## Dataset entries
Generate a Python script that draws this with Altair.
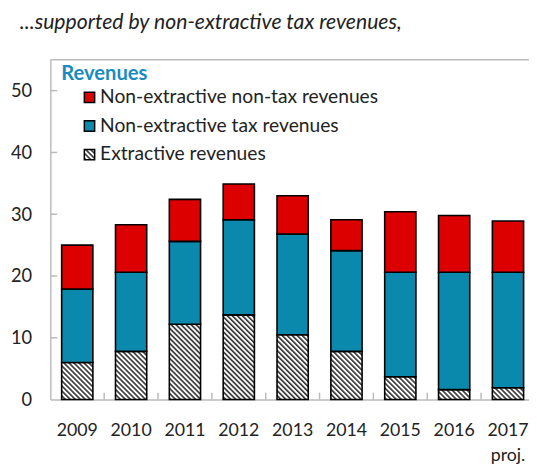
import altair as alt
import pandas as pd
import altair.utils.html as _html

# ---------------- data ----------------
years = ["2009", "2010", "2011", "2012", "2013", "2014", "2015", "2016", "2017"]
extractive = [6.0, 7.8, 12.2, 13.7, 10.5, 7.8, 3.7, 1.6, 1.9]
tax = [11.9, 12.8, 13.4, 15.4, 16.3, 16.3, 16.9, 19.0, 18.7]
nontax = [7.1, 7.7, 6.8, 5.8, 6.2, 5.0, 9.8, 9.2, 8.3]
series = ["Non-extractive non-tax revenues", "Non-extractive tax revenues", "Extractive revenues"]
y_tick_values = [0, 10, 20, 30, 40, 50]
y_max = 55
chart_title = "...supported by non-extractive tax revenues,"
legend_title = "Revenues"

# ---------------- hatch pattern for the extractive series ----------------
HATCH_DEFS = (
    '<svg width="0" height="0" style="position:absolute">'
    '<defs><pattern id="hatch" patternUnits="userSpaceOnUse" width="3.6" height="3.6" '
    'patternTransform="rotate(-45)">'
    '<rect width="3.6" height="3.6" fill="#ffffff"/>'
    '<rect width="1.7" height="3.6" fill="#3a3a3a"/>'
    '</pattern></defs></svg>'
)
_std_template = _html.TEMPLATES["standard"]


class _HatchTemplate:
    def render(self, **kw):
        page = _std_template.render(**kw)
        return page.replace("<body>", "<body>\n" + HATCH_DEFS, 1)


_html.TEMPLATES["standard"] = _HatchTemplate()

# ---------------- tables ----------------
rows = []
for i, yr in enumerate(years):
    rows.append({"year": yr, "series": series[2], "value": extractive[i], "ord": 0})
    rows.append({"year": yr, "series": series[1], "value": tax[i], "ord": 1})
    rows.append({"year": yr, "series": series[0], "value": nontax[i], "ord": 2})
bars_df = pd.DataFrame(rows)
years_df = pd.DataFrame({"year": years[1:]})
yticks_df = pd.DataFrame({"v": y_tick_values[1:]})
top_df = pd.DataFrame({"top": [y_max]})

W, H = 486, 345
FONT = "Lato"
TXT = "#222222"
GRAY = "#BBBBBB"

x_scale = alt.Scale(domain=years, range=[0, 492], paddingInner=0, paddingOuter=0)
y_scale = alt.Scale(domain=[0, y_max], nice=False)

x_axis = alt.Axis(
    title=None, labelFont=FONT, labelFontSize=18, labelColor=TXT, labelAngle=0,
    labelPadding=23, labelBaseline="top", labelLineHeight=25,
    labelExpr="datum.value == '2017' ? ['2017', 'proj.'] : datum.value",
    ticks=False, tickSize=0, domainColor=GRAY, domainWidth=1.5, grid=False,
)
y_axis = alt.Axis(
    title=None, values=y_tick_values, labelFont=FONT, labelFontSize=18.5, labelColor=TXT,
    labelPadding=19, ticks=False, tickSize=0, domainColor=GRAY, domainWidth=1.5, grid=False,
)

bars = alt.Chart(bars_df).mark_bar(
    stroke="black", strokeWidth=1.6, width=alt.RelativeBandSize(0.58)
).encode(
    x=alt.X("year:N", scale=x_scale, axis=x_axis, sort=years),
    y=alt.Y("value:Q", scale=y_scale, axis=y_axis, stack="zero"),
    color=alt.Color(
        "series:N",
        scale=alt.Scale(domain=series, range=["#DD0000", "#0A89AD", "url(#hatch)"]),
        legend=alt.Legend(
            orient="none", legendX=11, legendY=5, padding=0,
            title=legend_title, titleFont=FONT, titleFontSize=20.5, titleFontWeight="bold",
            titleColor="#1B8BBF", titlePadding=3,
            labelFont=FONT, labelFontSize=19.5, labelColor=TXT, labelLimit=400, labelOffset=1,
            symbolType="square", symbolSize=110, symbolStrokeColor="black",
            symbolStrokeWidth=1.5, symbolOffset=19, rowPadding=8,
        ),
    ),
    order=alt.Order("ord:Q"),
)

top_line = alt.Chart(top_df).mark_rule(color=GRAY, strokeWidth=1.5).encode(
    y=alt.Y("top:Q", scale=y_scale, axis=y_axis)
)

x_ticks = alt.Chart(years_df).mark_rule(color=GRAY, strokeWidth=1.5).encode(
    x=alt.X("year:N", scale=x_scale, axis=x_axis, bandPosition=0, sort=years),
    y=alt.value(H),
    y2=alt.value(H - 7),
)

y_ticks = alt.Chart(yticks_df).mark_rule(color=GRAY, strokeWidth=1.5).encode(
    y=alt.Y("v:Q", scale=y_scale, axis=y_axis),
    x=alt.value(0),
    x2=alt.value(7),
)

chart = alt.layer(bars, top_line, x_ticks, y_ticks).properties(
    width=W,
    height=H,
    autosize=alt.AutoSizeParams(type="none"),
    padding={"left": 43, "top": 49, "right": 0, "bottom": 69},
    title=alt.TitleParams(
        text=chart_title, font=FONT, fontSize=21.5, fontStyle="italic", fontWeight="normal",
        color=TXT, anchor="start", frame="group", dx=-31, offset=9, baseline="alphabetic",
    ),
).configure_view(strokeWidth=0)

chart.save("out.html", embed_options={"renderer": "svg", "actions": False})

* * *

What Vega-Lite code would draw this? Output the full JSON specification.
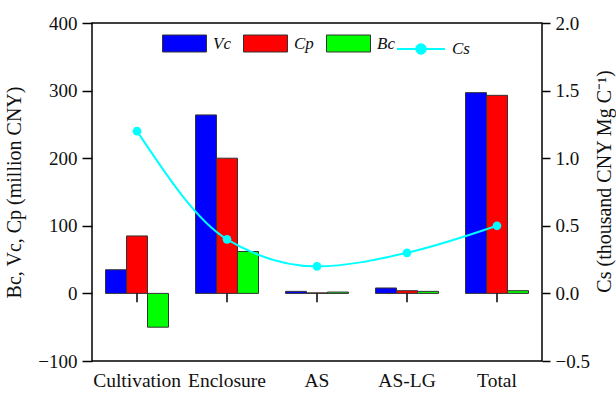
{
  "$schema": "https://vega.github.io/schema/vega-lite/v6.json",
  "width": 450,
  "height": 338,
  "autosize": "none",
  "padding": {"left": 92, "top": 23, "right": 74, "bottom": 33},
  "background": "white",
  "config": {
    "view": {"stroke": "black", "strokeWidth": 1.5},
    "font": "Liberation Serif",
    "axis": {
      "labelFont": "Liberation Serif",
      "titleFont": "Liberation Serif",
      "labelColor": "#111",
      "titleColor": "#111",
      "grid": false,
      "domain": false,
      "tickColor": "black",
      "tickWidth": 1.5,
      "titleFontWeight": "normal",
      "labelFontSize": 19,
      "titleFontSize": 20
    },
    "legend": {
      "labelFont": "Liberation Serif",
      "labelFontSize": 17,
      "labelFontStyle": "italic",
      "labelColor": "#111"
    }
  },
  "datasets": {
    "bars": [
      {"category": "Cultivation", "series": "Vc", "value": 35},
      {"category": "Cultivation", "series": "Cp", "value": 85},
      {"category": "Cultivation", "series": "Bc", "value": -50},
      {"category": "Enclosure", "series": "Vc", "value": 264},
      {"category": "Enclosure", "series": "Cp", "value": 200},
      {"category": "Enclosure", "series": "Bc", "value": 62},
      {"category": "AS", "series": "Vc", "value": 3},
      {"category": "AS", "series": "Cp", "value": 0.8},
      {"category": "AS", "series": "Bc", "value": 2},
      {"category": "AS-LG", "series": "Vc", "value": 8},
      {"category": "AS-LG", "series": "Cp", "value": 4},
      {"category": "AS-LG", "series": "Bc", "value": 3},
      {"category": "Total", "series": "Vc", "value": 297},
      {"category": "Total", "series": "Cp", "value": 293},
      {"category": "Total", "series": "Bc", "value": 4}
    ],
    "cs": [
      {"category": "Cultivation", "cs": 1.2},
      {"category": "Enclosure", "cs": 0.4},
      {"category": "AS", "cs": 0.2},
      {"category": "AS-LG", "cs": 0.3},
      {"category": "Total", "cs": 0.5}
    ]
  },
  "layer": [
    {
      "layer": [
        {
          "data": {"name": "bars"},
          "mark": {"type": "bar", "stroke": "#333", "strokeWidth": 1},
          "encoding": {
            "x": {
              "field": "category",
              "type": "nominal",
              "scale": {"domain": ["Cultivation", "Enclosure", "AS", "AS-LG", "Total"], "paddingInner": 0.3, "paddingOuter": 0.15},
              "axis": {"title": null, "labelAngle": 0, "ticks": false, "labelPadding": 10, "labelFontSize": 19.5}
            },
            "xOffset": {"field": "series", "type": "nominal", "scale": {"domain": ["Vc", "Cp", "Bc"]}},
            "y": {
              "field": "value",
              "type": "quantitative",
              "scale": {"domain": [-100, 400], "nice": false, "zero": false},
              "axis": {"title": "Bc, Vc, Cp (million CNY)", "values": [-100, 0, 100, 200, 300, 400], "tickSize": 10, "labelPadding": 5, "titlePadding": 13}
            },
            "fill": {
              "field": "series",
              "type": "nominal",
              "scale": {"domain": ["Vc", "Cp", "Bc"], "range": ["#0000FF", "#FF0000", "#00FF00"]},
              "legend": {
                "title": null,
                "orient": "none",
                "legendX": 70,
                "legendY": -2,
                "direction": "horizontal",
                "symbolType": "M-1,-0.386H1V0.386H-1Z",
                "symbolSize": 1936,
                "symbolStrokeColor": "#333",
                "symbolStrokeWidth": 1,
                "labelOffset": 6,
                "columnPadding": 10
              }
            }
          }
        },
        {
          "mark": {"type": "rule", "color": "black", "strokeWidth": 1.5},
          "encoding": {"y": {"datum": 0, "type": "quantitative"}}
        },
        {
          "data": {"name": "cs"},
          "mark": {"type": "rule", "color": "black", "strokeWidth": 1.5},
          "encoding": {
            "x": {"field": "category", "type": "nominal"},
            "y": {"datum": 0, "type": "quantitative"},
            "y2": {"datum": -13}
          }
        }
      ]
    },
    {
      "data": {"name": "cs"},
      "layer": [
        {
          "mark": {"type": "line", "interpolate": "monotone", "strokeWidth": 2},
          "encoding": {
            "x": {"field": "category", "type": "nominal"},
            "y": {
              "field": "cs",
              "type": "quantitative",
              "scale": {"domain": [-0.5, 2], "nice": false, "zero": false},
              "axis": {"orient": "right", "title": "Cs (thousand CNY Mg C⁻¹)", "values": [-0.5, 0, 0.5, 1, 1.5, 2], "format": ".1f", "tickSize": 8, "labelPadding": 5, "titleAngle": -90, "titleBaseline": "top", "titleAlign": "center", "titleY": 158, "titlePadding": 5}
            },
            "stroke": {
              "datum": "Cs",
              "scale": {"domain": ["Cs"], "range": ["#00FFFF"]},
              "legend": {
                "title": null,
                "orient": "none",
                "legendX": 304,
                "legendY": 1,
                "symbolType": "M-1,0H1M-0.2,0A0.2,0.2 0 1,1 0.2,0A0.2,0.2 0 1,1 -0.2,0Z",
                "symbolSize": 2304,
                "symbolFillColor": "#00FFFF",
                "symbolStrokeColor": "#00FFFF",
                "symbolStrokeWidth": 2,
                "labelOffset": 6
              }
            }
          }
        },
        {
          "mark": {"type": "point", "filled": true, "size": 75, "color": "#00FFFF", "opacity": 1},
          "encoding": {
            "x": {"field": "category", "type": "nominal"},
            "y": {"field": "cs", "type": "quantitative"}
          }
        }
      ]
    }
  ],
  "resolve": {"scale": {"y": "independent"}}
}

## Exercise prompt
Within the entries above, give again exactly the lines starting at the one that contains "Generate a Python" and ending at the one that contains "y_scale = alt.Scale(domain=[0, y_max], nice=False)", leaving out the pictures.

## Answer below
Generate a Python script that draws this with Altair.
import altair as alt
import pandas as pd
import altair.utils.html as _html

# ---------------- data ----------------
years = ["2009", "2010", "2011", "2012", "2013", "2014", "2015", "2016", "2017"]
extractive = [6.0, 7.8, 12.2, 13.7, 10.5, 7.8, 3.7, 1.6, 1.9]
tax = [11.9, 12.8, 13.4, 15.4, 16.3, 16.3, 16.9, 19.0, 18.7]
nontax = [7.1, 7.7, 6.8, 5.8, 6.2, 5.0, 9.8, 9.2, 8.3]
series = ["Non-extractive non-tax revenues", "Non-extractive tax revenues", "Extractive revenues"]
y_tick_values = [0, 10, 20, 30, 40, 50]
y_max = 55
chart_title = "...supported by non-extractive tax revenues,"
legend_title = "Revenues"

# ---------------- hatch pattern for the extractive series ----------------
HATCH_DEFS = (
    '<svg width="0" height="0" style="position:absolute">'
    '<defs><pattern id="hatch" patternUnits="userSpaceOnUse" width="3.6" height="3.6" '
    'patternTransform="rotate(-45)">'
    '<rect width="3.6" height="3.6" fill="#ffffff"/>'
    '<rect width="1.7" height="3.6" fill="#3a3a3a"/>'
    '</pattern></defs></svg>'
)
_std_template = _html.TEMPLATES["standard"]


class _HatchTemplate:
    def render(self, **kw):
        page = _std_template.render(**kw)
        return page.replace("<body>", "<body>\n" + HATCH_DEFS, 1)


_html.TEMPLATES["standard"] = _HatchTemplate()

# ---------------- tables ----------------
rows = []
for i, yr in enumerate(years):
    rows.append({"year": yr, "series": series[2], "value": extractive[i], "ord": 0})
    rows.append({"year": yr, "series": series[1], "value": tax[i], "ord": 1})
    rows.append({"year": yr, "series": series[0], "value": nontax[i], "ord": 2})
bars_df = pd.DataFrame(rows)
years_df = pd.DataFrame({"year": years[1:]})
yticks_df = pd.DataFrame({"v": y_tick_values[1:]})
top_df = pd.DataFrame({"top": [y_max]})

W, H = 486, 345
FONT = "Lato"
TXT = "#222222"
GRAY = "#BBBBBB"

x_scale = alt.Scale(domain=years, range=[0, 492], paddingInner=0, paddingOuter=0)
y_scale = alt.Scale(domain=[0, y_max], nice=False)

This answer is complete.